Shaking vigorously – The rabbis made it prohibited to mix or shake a mixture vigorously, because of uvda d'chol – i.e. this is the way it is usually done during the week.15

What about Non-Foods?

Until now, we've been discussing how Losh applies to foods. However, it applies to non-food items as well. So, mixing sand with water to make mud; mixing cement; and making a plaster cast would all be violations of Losh if done on Shabbat.16

In Conclusion

We've seen how the act of kneading dough serves as the basis for a broad set of activities falling under the heading of Losh. The only thing now left to do with our dough is to bake it. This brings us to the final melacha in the 'Order of Bread' – baking/cooking itself.

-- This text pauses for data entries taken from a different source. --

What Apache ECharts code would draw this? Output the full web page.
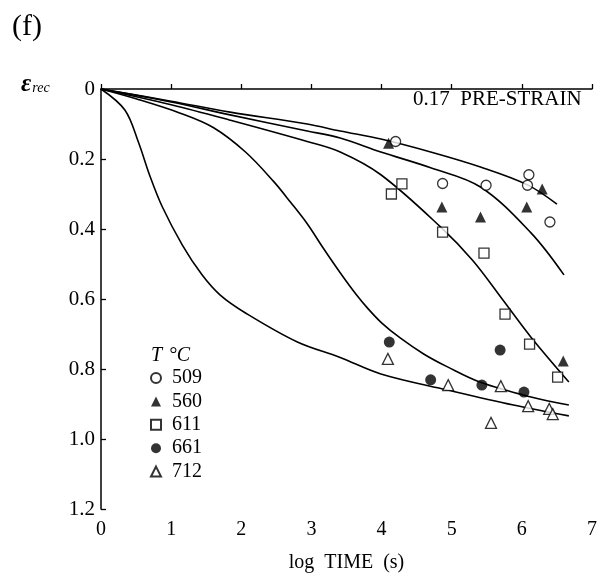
<!DOCTYPE html>
<html>
<head>
<meta charset="utf-8">
<script src="https://cdn.jsdelivr.net/npm/echarts@6/dist/echarts.min.js"></script>
<style>html,body{margin:0;padding:0;background:#fff}#c{width:615px;height:578px}</style>
</head>
<body>
<div id="c"></div>
<script>
// x: log TIME (s), y: eps_rec
var xTicks = [0, 1, 2, 3, 4, 5, 6, 7];
var yTicks = [0, 0.2, 0.4, 0.6, 0.8, 1.0, 1.2];

var pts509 = [[4.2,0.15],[4.87,0.27],[5.49,0.275],[6.1,0.245],[6.08,0.275],[6.4,0.38]];
var pts560 = [[4.1,0.155],[6.29,0.286],[4.86,0.337],[5.41,0.366],[6.07,0.337],[6.59,0.777]];
var pts611 = [[4.29,0.271],[4.14,0.30],[4.87,0.409],[5.46,0.469],[5.76,0.643],[6.11,0.729],[6.51,0.823]];
var pts661 = [[4.11,0.723],[4.7,0.831],[5.43,0.846],[5.69,0.746],[6.03,0.866]];
var pts712 = [[4.09,0.771],[4.95,0.846],[5.7,0.849],[5.56,0.954],[6.09,0.906],[6.39,0.914],[6.44,0.929]];

var curve509 = [[0,0],[1,0.035],[1.84,0.066],[2.94,0.1],[3.41,0.12],[3.99,0.143],[4.7,0.18],[5.41,0.223],[6.08,0.274],[6.5,0.329]];
var curve560 = [[0,0],[1,0.037],[1.84,0.074],[2.94,0.12],[3.41,0.14],[3.99,0.18],[4.7,0.225],[5.41,0.28],[6.13,0.411],[6.6,0.531]];
var curve611 = [[0,0],[1,0.045],[1.84,0.089],[2.94,0.15],[3.41,0.18],[3.99,0.245],[4.84,0.394],[5.3,0.49],[5.73,0.603],[6.13,0.709],[6.67,0.837]];
var curve661 = [[0,0],[0.5,0.028],[1.13,0.069],[1.6,0.11],[2.06,0.18],[2.46,0.264],[2.7,0.323],[2.94,0.385],[3.17,0.455],[3.41,0.525],[3.63,0.585],[3.8,0.626],[4.0,0.668],[4.27,0.712],[4.6,0.757],[4.94,0.794],[5.41,0.838],[6.13,0.88],[6.67,0.903]];
var curve712 = [[0,0],[0.34,0.06],[0.53,0.15],[0.7,0.25],[0.87,0.335],[1.16,0.446],[1.44,0.531],[1.7,0.589],[2.06,0.64],[2.8,0.723],[3.41,0.767],[3.99,0.814],[4.94,0.86],[5.88,0.903],[6.67,0.934]];

var FONT = '"Liberation Serif", "DejaVu Serif", serif';
var open = {color:'#fff', borderColor:'#000', borderWidth:1.3};
var filled = {color:'#000', borderColor:'#000', borderWidth:0};

function lineSeries(name, data){
  return {type:'line', name:name, data:data, smooth:0.35, showSymbol:false, silent:true,
    lineStyle:{color:'#000', width:1.6}, z:2};
}
function scatterSeries(name, data, symbol, size, style){
  return {type:'scatter', name:name, data:data, symbol:symbol, symbolSize:size, itemStyle:style, z:3};
}

var chart = echarts.init(document.getElementById('c'), null, {renderer:'canvas'});
chart.setOption({
  animation:false,
  backgroundColor:'#fff',
  textStyle:{fontFamily:FONT, color:'#000'},
  grid:{left:101, top:89, right:23, bottom:69, containLabel:false},
  xAxis:{type:'value', min:xTicks[0], max:xTicks[xTicks.length-1], interval:1,
    name:'log  TIME  (s)', nameLocation:'middle', nameGap:44,
    nameTextStyle:{fontFamily:FONT, fontSize:20, color:'#000'},
    axisLine:{lineStyle:{color:'#000', width:1.5}},
    axisTick:{inside:true, length:5, lineStyle:{color:'#000', width:1.3}},
    axisLabel:{fontFamily:FONT, fontSize:20, color:'#000', margin:11},
    splitLine:{show:false}},
  yAxis:{type:'value', inverse:true, min:yTicks[0], max:yTicks[yTicks.length-1], interval:0.2,
    axisLine:{show:true, lineStyle:{color:'#000', width:1.5}},
    axisTick:{show:true, inside:true, length:5, lineStyle:{color:'#000', width:1.3}},
    axisLabel:{fontFamily:FONT, fontSize:21, color:'#000', margin:6,
      formatter:function(v){ return Math.abs(v)<1e-9 ? '0' : v.toFixed(1); }},
    splitLine:{show:false}},
  legend:{orient:'vertical', left:145, top:363, itemWidth:10, itemHeight:10, itemGap:3.4,
    data:['509','560','611','661','712'],
    textStyle:{fontFamily:FONT, fontSize:20, color:'#000', lineHeight:20, padding:[0,0,0,6]}},
  graphic:[
    {type:'text', left:12, top:12, style:{text:'(f)', font:'30px '+FONT, fill:'#000'}},
    {type:'text', left:21, top:72, style:{text:'{e|ε}{s|rec}',
      rich:{e:{fontFamily:FONT, fontSize:25, fontStyle:'italic', fontWeight:'bold', fill:'#000'},
            s:{fontFamily:FONT, fontSize:14, fontStyle:'italic', fill:'#000', padding:[8,0,0,1]}}}},
    {type:'text', left:413, top:89, style:{text:'0.17  PRE-STRAIN', font:'21px '+FONT, fill:'#000'}},
    {type:'text', left:151, top:346, style:{text:'{t|T}  {c|°C}',
      rich:{t:{fontFamily:FONT, fontSize:20, fontStyle:'italic', fill:'#000'},
            c:{fontFamily:FONT, fontSize:20, fontStyle:'italic', fill:'#000'}}}}
  ],
  series:[
    lineSeries('c509', curve509),
    lineSeries('c560', curve560),
    lineSeries('c611', curve611),
    lineSeries('c661', curve661),
    lineSeries('c712', curve712),
    scatterSeries('509', pts509, 'circle', 10, open),
    scatterSeries('560', pts560, 'triangle', 11, filled),
    scatterSeries('611', pts611, 'rect', 10, open),
    scatterSeries('661', pts661, 'circle', 11, filled),
    scatterSeries('712', pts712, 'triangle', 11, open)
  ]
});
</script>
</body>
</html>
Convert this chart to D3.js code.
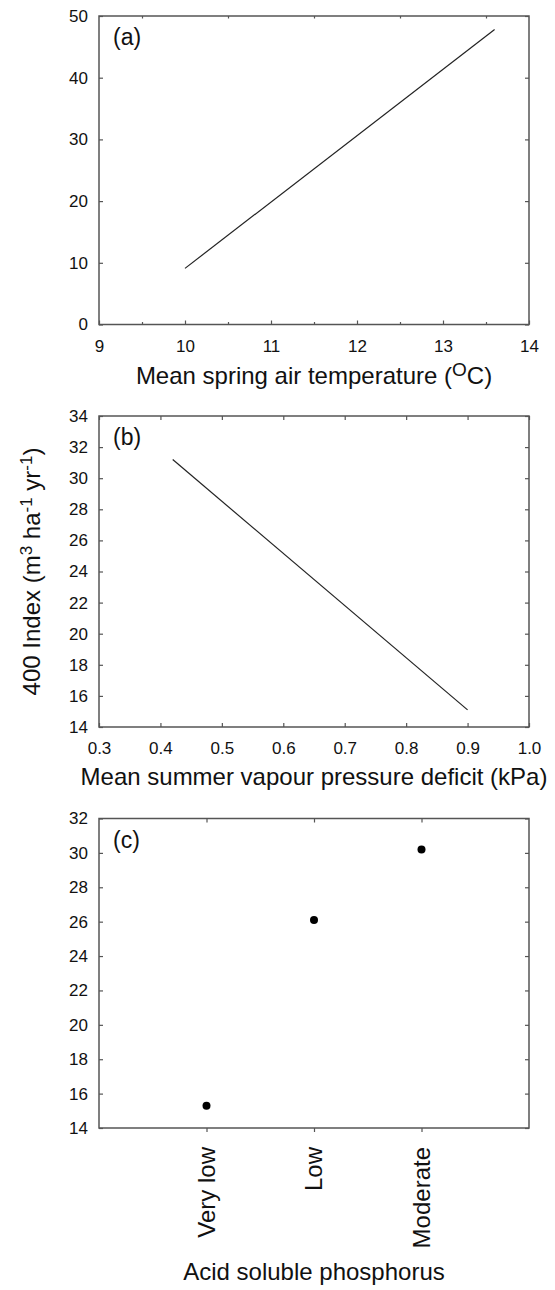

  1. Mishnah Berurah 321:50; Shemirat Shabbat K’Hilchato 8:1; 39 Melochos, p. 529.
  2. Orach Chaim 321:16; 39 Melochos, p. 531; Halachos of Shabbos, XIII:D.3 (p. 237).
  3. Pronounced blee-LAH ah-VEH.
  4. Talmud – Shabbat 156; Mishnah Berurah 321:66; 39 Melochos, p. 540-41.
  5. Pronounced blee-LAH ra-KAH (or, in the Ashkenazic form, BLEE-luh RAH-kuh).
  6. Chazon Ish O.C. 58:9; Shemirat Shabbat K’Hilchato 8:8; 39 Melochos, p. 544.
  7. Terumas HaDeshen 53; Orach Chaim 321:16, Mishnah Berurah 68; Chazon Ish 58:5-6; 39 Melochos, p. 545-46; Halachos of Shabbos, XIII:A.4 (p. 223).
  8. Shu”t Igros Moshe (Orach Chaim 4:74, Losh 12); Halachos of Shabbos, XIII:D.2 (p. 236); 39 Melochos, p. 542.
  9. Chazon Ish 58:8; Shu”t Igros Moshe (Orach Chaim 4:74, Losh 3).
  10. Chazon Ish 58:8; Shu”t Igros Moshe (Orach Chaim 4:74, Tochen 2); Shemirat Shabbat K’Hilchato 8:3; 39 Melochos, p. 532.
  11. Shmiras Shabbos 8:7; Principles of Hilchos Shabbos, ‘Losh’; 39 Melochos, p. 538.
  12. Biur Halacha 321 s.v. “Yachol.”
  13. Chazon Ish 58:9; Shu”t Igros Moshe (Orach Chaim 4:74, Losh 1).
  14. Biur Halacha 321 s.v. “Shema”; 39 Melochos, p. 540.
  15. Orach Chaim 321:15.
  16. Talmud – Shabbat 18a; Principles of Hilchos Shabbos, ‘Losh’; 39 Melochos, p. 535. There is an opinion which holds that Losh applies only to items that grow in the ground, but this is not the prevailing halachic opinion. Shu”t Igros Moshe (Orach Chaim 4:74, Losh 8); 39 Melochos, p. 544.